Watching Weaving Worlds brought the question above to light for me. In the film one of the women profiled, who happens to hold a Masters Degree in Linguistics, decided to return home to her reservation in Arizona with her family because she needed, desired, to work with her hands, tend her sheep, process the wool from her flock, spin the fleece into yarn and finally weave the results of her labor of love into woolen works of art, just as her mother and her grandmother had done before her. She described her decision to leave the world outside the boundaries of the reservation for her current fiber-focused life as something she felt she was destined to do. Further, she said that weaving, working with wool, was in her blood, in short, who she is and who she wants to be.

I understand this statement to the depths of my soul.

I spin yarn. I weave yarn. I knit and crochet yarn. I sew fabric. I spend hours each day making stitches and loops because this is who I am and, even more importantly, who I always want to be. I don't know that my Nana thought this deeply, or contemplated the meaning at all, about why her fingers were constantly moving amongst the backdrop of baskets filled with yarn, thread and projects galore, but I do know that she too was drawn to everything fiber, delighted in it, worked at it every day as she was masterful with string. Her daily fiber practice may have had its genesis in necessity (as it did for many in her generation), but eventually became much more meaningful to her. This is the aspect of making, working with fiber, that holds me in sway and hasn't skipped a generation this time round as evidenced by the fact that my daughter is undeniably drawn to the ways of wool despite her current state of teen angst. Although she's foregone her daily acts of crochet in favor of endlessly texting and chatting online with her friends, I do occasionally find her fondling the omnipresent cakes of yarn scattered about the house. When I walk up beside her in one of those moments to ask her if she's interested in using the object of her attention in a project, she usually replies, "Not now Mom, but this yarn is really cool."

I have faith that eventually my ever creative daughter come back to our shared fuzzy space. After all, yarn is in our blood.

Wednesday, November 05, 2008

Yes. We.
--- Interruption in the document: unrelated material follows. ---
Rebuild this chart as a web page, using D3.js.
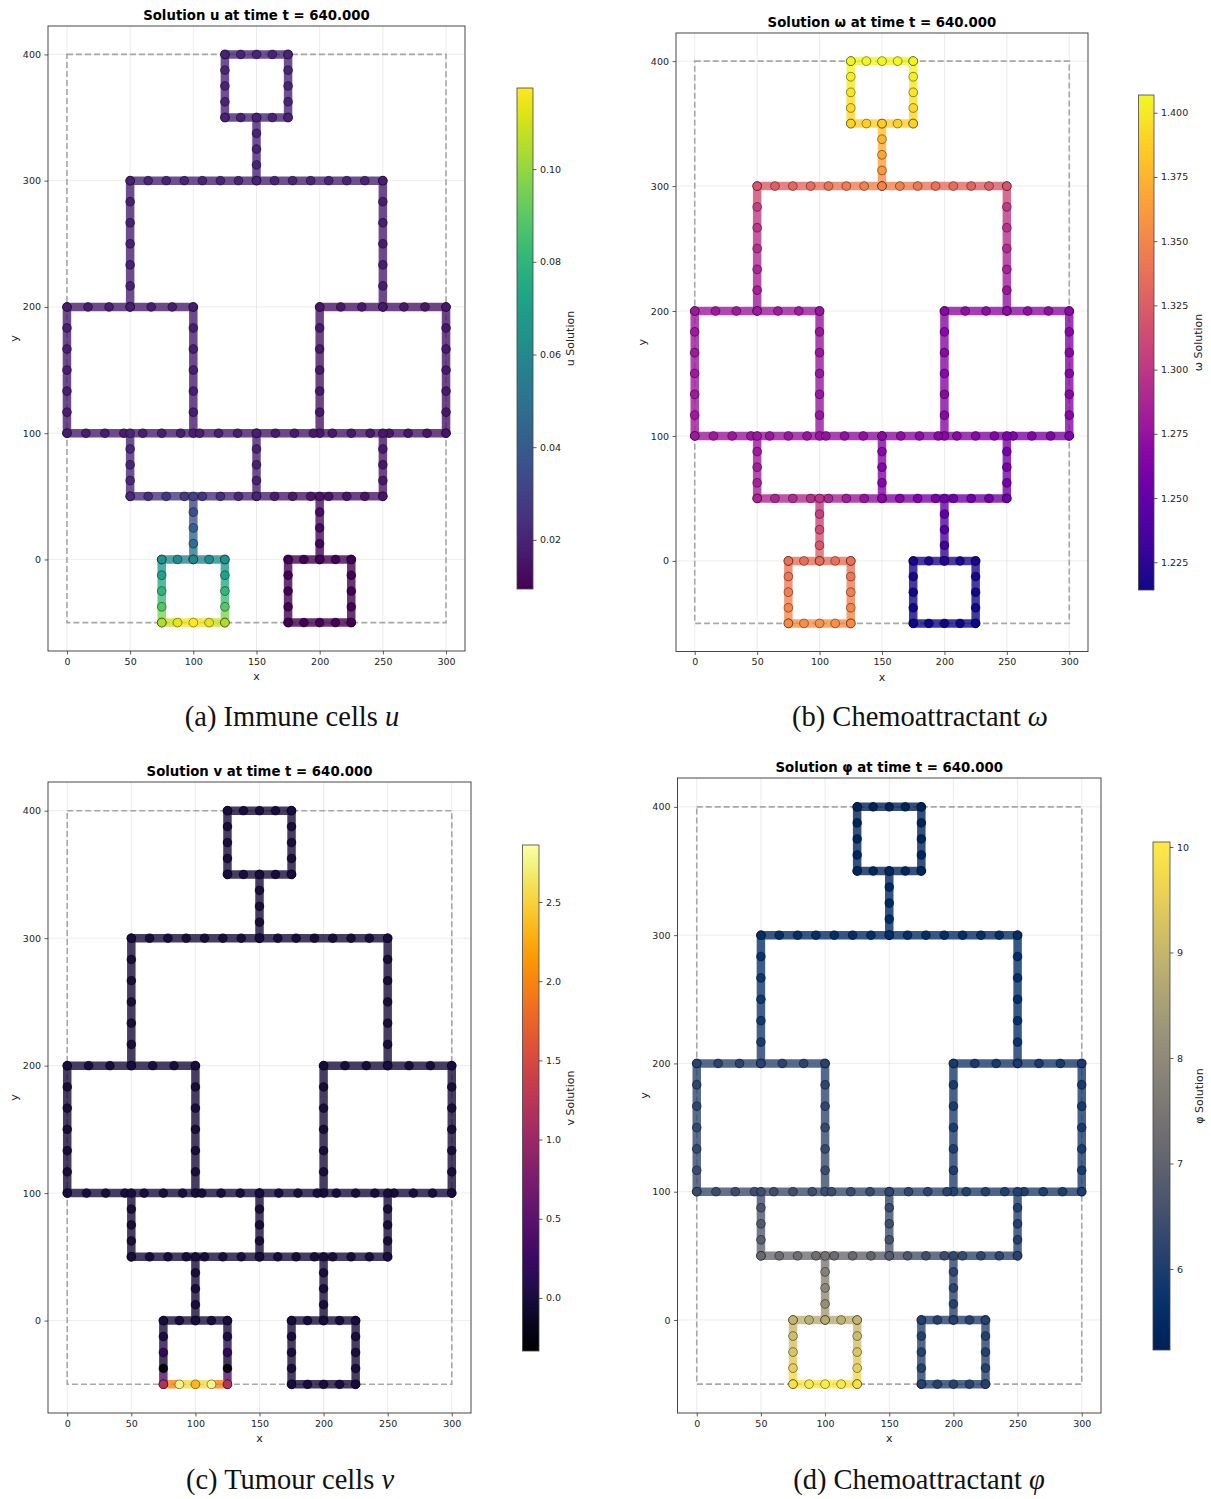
<!DOCTYPE html>
<html>
<head>
<meta charset="utf-8">
<script src="https://cdn.jsdelivr.net/npm/d3@7"></script>
<style>
    body { margin: 0; background: #fff; }
    svg { display: block; }
    text { font-family: "DejaVu Sans", sans-serif; fill: #222; }
</style>
</head>
<body>
<svg id="chart" width="1211" height="1499"></svg>
<script>
// network edges: x1, y1, x2, y2, mesh intervals
var edges = [
    [125, 400, 175, 400, 4], [175, 400, 175, 350, 4], [175, 350, 125, 350, 4], [125, 350, 125, 400, 4],
    [150, 350, 150, 300, 4],
    [50, 300, 250, 300, 14],
    [50, 300, 50, 200, 6], [250, 300, 250, 200, 6],
    [0, 200, 100, 200, 6], [200, 200, 300, 200, 6],
    [0, 200, 0, 100, 6], [100, 200, 100, 100, 6], [200, 200, 200, 100, 6], [300, 200, 300, 100, 6],
    [0, 100, 300, 100, 20],
    [50, 100, 50, 50, 4], [150, 100, 150, 50, 4], [250, 100, 250, 50, 4],
    [50, 50, 250, 50, 14],
    [100, 50, 100, 0, 4], [200, 50, 200, 0, 4],
    [75, 0, 125, 0, 4], [125, 0, 125, -50, 4], [125, -50, 75, -50, 4], [75, -50, 75, 0, 4],
    [175, 0, 225, 0, 4], [225, 0, 225, -50, 4], [225, -50, 175, -50, 4], [175, -50, 175, 0, 4]
];

var domainBox = [0, -50, 300, 400];
var xTicks = [0, 50, 100, 150, 200, 250, 300];
var yTicks = [0, 100, 200, 300, 400];

// immune cells u
var uValues = [
    0.020, 0.020, 0.020, 0.020,
    0.020,
    0.020,
    0.019, 0.018,
    0.018, 0.016,
    0.018, 0.018, 0.016, 0.016,
    [0.018, 0.018, 0.018, 0.018, 0.018, 0.018, 0.018, 0.018, 0.018, 0.018, 0.017,
     0.017, 0.017, 0.016, 0.016, 0.016, 0.016, 0.015, 0.015, 0.015, 0.015],
    0.021, 0.019, 0.016,
    [0.022, 0.024, 0.026, 0.028, 0.026, 0.023, 0.021, 0.020, 0.018, 0.017, 0.016, 0.015, 0.015, 0.015, 0.015],
    [0.030, 0.036, 0.042, 0.048, 0.058], [0.015, 0.013, 0.012, 0.011, 0.010],
    [0.064, 0.061, 0.058, 0.061, 0.064], [0.064, 0.071, 0.080, 0.088, 0.104],
    [0.104, 0.113, 0.1175, 0.113, 0.104], [0.104, 0.088, 0.080, 0.071, 0.064],
    0.0096, 0.0096, 0.0095, 0.0096
];
var uRange = [0.0094, 0.1175];
var uTicks = [0.02, 0.04, 0.06, 0.08, 0.10];

// chemoattractant omega
var omegaValues = [
    1.405, [1.405, 1.402, 1.398, 1.393, 1.389], [1.389, 1.388, 1.387, 1.388, 1.389], [1.389, 1.393, 1.398, 1.402, 1.405],
    [1.387, 1.376, 1.368, 1.360, 1.349],
    [1.322, 1.327, 1.331, 1.335, 1.339, 1.343, 1.346, 1.349, 1.346, 1.342, 1.338, 1.334, 1.330, 1.326, 1.320],
    [1.322, 1.305, 1.299, 1.294, 1.289, 1.284, 1.280], [1.320, 1.303, 1.297, 1.291, 1.285, 1.278, 1.272],
    1.280, 1.271,
    1.279, 1.277, 1.268, 1.267,
    [1.279, 1.279, 1.278, 1.278, 1.277, 1.277, 1.276, 1.275, 1.274, 1.273, 1.272,
     1.271, 1.270, 1.269, 1.268, 1.267, 1.266, 1.265, 1.264, 1.263, 1.262],
    [1.278, 1.280, 1.282, 1.284, 1.287], [1.268, 1.267, 1.266, 1.265, 1.264], [1.262, 1.260, 1.258, 1.257, 1.255],
    [1.287, 1.289, 1.291, 1.294, 1.290, 1.283, 1.276, 1.268, 1.265, 1.262, 1.259, 1.256, 1.255, 1.255, 1.255],
    [1.298, 1.306, 1.313, 1.321, 1.336], [1.254, 1.247, 1.240, 1.233, 1.222],
    [1.338, 1.337, 1.336, 1.337, 1.338], [1.338, 1.342, 1.346, 1.350, 1.354],
    [1.354, 1.356, 1.357, 1.356, 1.354], [1.354, 1.350, 1.346, 1.342, 1.338],
    [1.218, 1.219, 1.222, 1.219, 1.218], [1.218, 1.217, 1.216, 1.215, 1.2145],
    1.2143, [1.2145, 1.215, 1.216, 1.217, 1.218]
];
var omegaRange = [1.2142, 1.4069];
var omegaTicks = [1.225, 1.250, 1.275, 1.300, 1.325, 1.350, 1.375, 1.400];

// tumour cells v
var vValues = [
    0.0, 0.0, 0.0, 0.0,
    0.0,
    0.0,
    0.0, 0.0,
    0.0, 0.0,
    0.0, 0.0, 0.0, 0.0,
    0.0,
    0.0, 0.0, 0.0,
    0.0,
    0.0, 0.0,
    0.0, [0.0, 0.02, 0.18, -0.33, 1.2],
    [1.2, 2.8, 2.3, 2.8, 1.2], [1.2, -0.33, 0.18, 0.02, 0.0],
    0.0, 0.0, 0.0, 0.0
];
var vRange = [-0.335, 2.86];
var vTicks = [0.0, 0.5, 1.0, 1.5, 2.0, 2.5];

// chemoattractant phi
var phiValues = [
    5.30, [5.30, 5.33, 5.36, 5.38, 5.40], 5.40, [5.40, 5.38, 5.36, 5.33, 5.30],
    [5.40, 5.44, 5.48, 5.52, 5.58],
    [5.62, 5.60, 5.58, 5.58, 5.58, 5.58, 5.58, 5.58, 5.58, 5.57, 5.57, 5.57, 5.58, 5.60, 5.62],
    [5.62, 5.72, 5.76, 5.80, 5.86, 5.95, 6.18], [5.62, 5.62, 5.62, 5.63, 5.65, 5.72, 5.90],
    6.18, 5.92,
    [6.18, 6.22, 6.26, 6.30, 6.33, 6.37, 6.40], [6.18, 6.22, 6.26, 6.30, 6.33, 6.37, 6.44],
    [5.92, 5.94, 5.96, 5.98, 6.00, 6.02, 6.09], [5.92, 5.92, 5.93, 5.94, 5.95, 5.96, 5.98],
    [6.40, 6.42, 6.44, 6.46, 6.47, 6.46, 6.44, 6.40, 6.36, 6.32, 6.28,
     6.24, 6.20, 6.16, 6.12, 6.09, 6.06, 6.04, 6.02, 6.00, 5.98],
    [6.46, 6.60, 6.72, 6.85, 7.15], [6.25, 6.35, 6.45, 6.55, 6.82], [6.05, 6.05, 6.07, 6.10, 6.15],
    [7.15, 7.22, 7.27, 7.30, 7.22, 7.12, 6.98, 6.82, 6.65, 6.50, 6.39, 6.32, 6.25, 6.20, 6.15],
    [7.35, 7.74, 7.93, 8.07, 8.75], [6.30, 6.20, 6.15, 6.12, 6.10],
    [8.95, 8.85, 8.75, 8.85, 8.95], [8.95, 9.10, 9.30, 9.50, 9.85],
    [9.85, 10.00, 10.047, 10.00, 9.85], [9.85, 9.50, 9.30, 9.10, 8.95],
    6.10, 6.10, 6.12, 6.10
];
var phiRange = [5.232, 10.047];
var phiTicks = [6, 7, 8, 9, 10];

var panels = [
    {sym: "u", values: uValues, range: uRange, ticks: uTicks, fmt: ".2f", cmap: d3.interpolateViridis,
     box: [48, 26, 465, 651], bar: [517, 88, 533, 589], labelX: 570,
     caption: ["(a) Immune cells ", "u"], capX: 292, capY: 726},
    {sym: "\u03c9", values: omegaValues, range: omegaRange, ticks: omegaTicks, fmt: ".3f", cmap: d3.interpolatePlasma,
     box: [676, 33, 1088, 651.5], bar: [1138.5, 95, 1154, 590], labelX: 1198,
     caption: ["(b) Chemoattractant ", "\u03c9"], capX: 920, capY: 726},
    {sym: "v", values: vValues, range: vRange, ticks: vTicks, fmt: ".1f", cmap: d3.interpolateInferno,
     box: [48, 782, 471, 1413], bar: [522.5, 845, 539, 1351], labelX: 570,
     caption: ["(c) Tumour cells ", "v"], capX: 290, capY: 1489},
    {sym: "\u03c6", values: phiValues, range: phiRange, ticks: phiTicks, fmt: "d", cmap: d3.interpolateCividis,
     box: [677.5, 778, 1101, 1413], bar: [1153, 842, 1170, 1350], labelX: 1199,
     caption: ["(d) Chemoattractant ", "\u03c6"], capX: 919, capY: 1489}
];

var svg = d3.select("#chart");

function buildMesh(values) {
    var nodes = [], segs = [];
    edges.forEach(function(e, k) {
        var n = e[4], vals = values[k];
        var pts = d3.range(n + 1).map(function(i) {
            return {
                x: e[0] + (e[2] - e[0]) * i / n,
                y: e[1] + (e[3] - e[1]) * i / n,
                v: Array.isArray(vals) ? vals[i] : vals
            };
        });
        for (var i = 0; i < n; i++) {
            segs.push({a: pts[i], b: pts[i + 1], v: (pts[i].v + pts[i + 1].v) / 2});
        }
        nodes = nodes.concat(pts);
    });
    return {nodes: nodes, segs: segs};
}

function drawPanel(p, idx) {
    var b = p.box;
    var padX = (domainBox[2] - domainBox[0]) * 0.05,
        padY = (domainBox[3] - domainBox[1]) * 0.05;

    var x = d3.scaleLinear().domain([domainBox[0] - padX, domainBox[2] + padX]).range([b[0], b[2]]);
    var y = d3.scaleLinear().domain([domainBox[1] - padY, domainBox[3] + padY]).range([b[3], b[1]]);
    var color = d3.scaleSequential(p.cmap).domain(p.range);

    var g = svg.append("g");

    // grid
    g.append("g").selectAll("line")
        .data(xTicks)
        .enter().append("line")
        .attr("x1", function(d) { return x(d); }).attr("x2", function(d) { return x(d); })
        .attr("y1", b[1]).attr("y2", b[3])
        .style("stroke", "#b0b0b0").style("stroke-opacity", 0.3).style("stroke-width", 0.8);
    g.append("g").selectAll("line")
        .data(yTicks)
        .enter().append("line")
        .attr("y1", function(d) { return y(d); }).attr("y2", function(d) { return y(d); })
        .attr("x1", b[0]).attr("x2", b[2])
        .style("stroke", "#b0b0b0").style("stroke-opacity", 0.3).style("stroke-width", 0.8);

    // domain outline
    g.append("rect")
        .attr("x", x(domainBox[0]))
        .attr("y", y(domainBox[3]))
        .attr("width", x(domainBox[2]) - x(domainBox[0]))
        .attr("height", y(domainBox[1]) - y(domainBox[3]))
        .style("fill", "none")
        .style("stroke", "#999")
        .style("stroke-opacity", 0.85)
        .style("stroke-width", 1.6)
        .style("stroke-dasharray", "6,3");

    var mesh = buildMesh(p.values);

    g.append("g").selectAll("line")
        .data(mesh.segs)
        .enter().append("line")
        .attr("x1", function(d) { return x(d.a.x); })
        .attr("y1", function(d) { return y(d.a.y); })
        .attr("x2", function(d) { return x(d.b.x); })
        .attr("y2", function(d) { return y(d.b.y); })
        .style("stroke", function(d) { return color(d.v); })
        .style("stroke-opacity", 0.8)
        .style("stroke-width", 8.5)
        .style("stroke-linecap", "round");

    g.append("g").selectAll("circle")
        .data(mesh.nodes)
        .enter().append("circle")
        .attr("cx", function(d) { return x(d.x); })
        .attr("cy", function(d) { return y(d.y); })
        .attr("r", 4.4)
        .style("fill", function(d) { return color(d.v); })
        .style("fill-opacity", 0.9)
        .style("stroke", "#000")
        .style("stroke-opacity", 0.7)
        .style("stroke-width", 0.6);

    // axes
    var xAxis = g.append("g")
        .attr("transform", "translate(0," + b[3] + ")")
        .call(d3.axisBottom(x).tickValues(xTicks).tickSize(3.5).tickPadding(3.5));
    var yAxis = g.append("g")
        .attr("transform", "translate(" + b[0] + ",0)")
        .call(d3.axisLeft(y).tickValues(yTicks).tickSize(3.5).tickPadding(3.5));
    [xAxis, yAxis].forEach(function(a) {
        a.select(".domain").remove();
        a.selectAll("line").style("stroke", "#333").style("stroke-width", 0.8);
        a.selectAll("text").style("font-size", "9.5px").style("font-family", "DejaVu Sans").style("fill", "#222");
    });

    g.append("rect")
        .attr("x", b[0]).attr("y", b[1])
        .attr("width", b[2] - b[0]).attr("height", b[3] - b[1])
        .style("fill", "none")
        .style("stroke", "#333")
        .style("stroke-width", 0.9);

    g.append("text")
        .attr("x", (b[0] + b[2]) / 2)
        .attr("y", b[3] + 29)
        .attr("text-anchor", "middle")
        .style("font-size", "11px")
        .text("x");
    g.append("text")
        .attr("transform", "translate(" + (b[0] - 30) + "," + ((b[1] + b[3]) / 2) + ") rotate(-90)")
        .attr("text-anchor", "middle")
        .style("font-size", "11px")
        .text("y");

    g.append("text")
        .attr("x", (b[0] + b[2]) / 2)
        .attr("y", b[1] - 6)
        .attr("text-anchor", "middle")
        .style("font-size", "13.3px")
        .style("font-weight", "bold")
        .style("fill", "#000")
        .text("Solution " + p.sym + " at time t = 640.000");

    // colorbar
    var cb = p.bar;
    var gradId = "cbar" + idx;
    var grad = svg.append("defs").append("linearGradient")
        .attr("id", gradId)
        .attr("x1", "0%").attr("y1", "100%")
        .attr("x2", "0%").attr("y2", "0%");
    grad.selectAll("stop")
        .data(d3.range(0, 1.0001, 0.025))
        .enter().append("stop")
        .attr("offset", function(d) { return (d * 100) + "%"; })
        .attr("stop-color", function(d) { return p.cmap(d); });

    g.append("rect")
        .attr("x", cb[0]).attr("y", cb[1])
        .attr("width", cb[2] - cb[0]).attr("height", cb[3] - cb[1])
        .style("fill", "url(#" + gradId + ")")
        .style("stroke", "#444")
        .style("stroke-width", 0.8);

    var cScale = d3.scaleLinear().domain(p.range).range([cb[3], cb[1]]);
    var cAxis = g.append("g")
        .attr("transform", "translate(" + cb[2] + ",0)")
        .call(d3.axisRight(cScale).tickValues(p.ticks).tickFormat(d3.format(p.fmt)).tickSize(3.5).tickPadding(3.5));
    cAxis.select(".domain").remove();
    cAxis.selectAll("line").style("stroke", "#333").style("stroke-width", 0.8);
    cAxis.selectAll("text").style("font-size", "9.5px").style("font-family", "DejaVu Sans").style("fill", "#222");

    g.append("text")
        .attr("transform", "translate(" + p.labelX + "," + ((cb[1] + cb[3]) / 2) + ") rotate(-90)")
        .attr("text-anchor", "middle")
        .attr("dy", "0.35em")
        .style("font-size", "11px")
        .text(p.sym + " Solution");

    // caption
    var cap = svg.append("text")
        .attr("x", p.capX)
        .attr("y", p.capY)
        .attr("text-anchor", "middle")
        .style("font-family", "Liberation Serif, serif")
        .style("font-size", "28.5px")
        .style("fill", "#111");
    cap.append("tspan").text(p.caption[0]);
    cap.append("tspan").style("font-style", "italic").text(p.caption[1]);
}

panels.forEach(drawPanel);
</script>
</body>
</html>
Did.

In honor of change I give you my tribute to the American democratic process...

Knit (and crocheted!) entirely from my stash, this lovely 100% virgin acrylic piece of Americana kept my digits busy as I fell deeper and deeper into the sway of the 2008 campaign season. As a result I found that I knit faster when something I heard, saw, read ticked me off along the way. Ahhh yes, it's those little revelations that make our political system worth participating in....

I had actually planned to wear this cape while voting, but alas it was nearly 80 degrees in my hood yesterday! At any rate, I wore it to work today. Uh yeah, pretty much everyone at the Cube Farm knows which way my political pendulum swings now...

Oh yes, we did!

Saturday, November 01, 2008

Camp Pluckyfluff

Yesterday I set out on the 421 mile journey to my north in order to learn how to trick out my spinning. Yep, I'm in beautiful Placerville, California at Camp Pluckyfluff!

Held at the Boeger Winery, Camp Pluckyfluff is a two day art spinning extravaganza taught by the Pluckyfluff maven herself, Lexi Boeger.

Let me tell you after having just finished day one of this workshop, I am completely satisfied with the experience. Well worth the money AND seven hour drive up here. Today alone we workshop attendees learned six or seven techniques!

Just look at the results of my, um, err, spinning enlightenment...

Granny Stacks fit for Halloween...

Here's a detail of the stacks...

Crazy Carded Batts spun up into glorious thick thin string-age...

Lofty translucent mohair clouds...

And tons of twists!

Here is Lexi's twisted example...

Absolutely amazing day! I feel like my training wheels have come off and I'm flying by the seat of my proverbial pants. Doesn't get much better than this, creatively speaking that is. Needless to say I can't wait to get back to my wheel tomorrow morning for day two!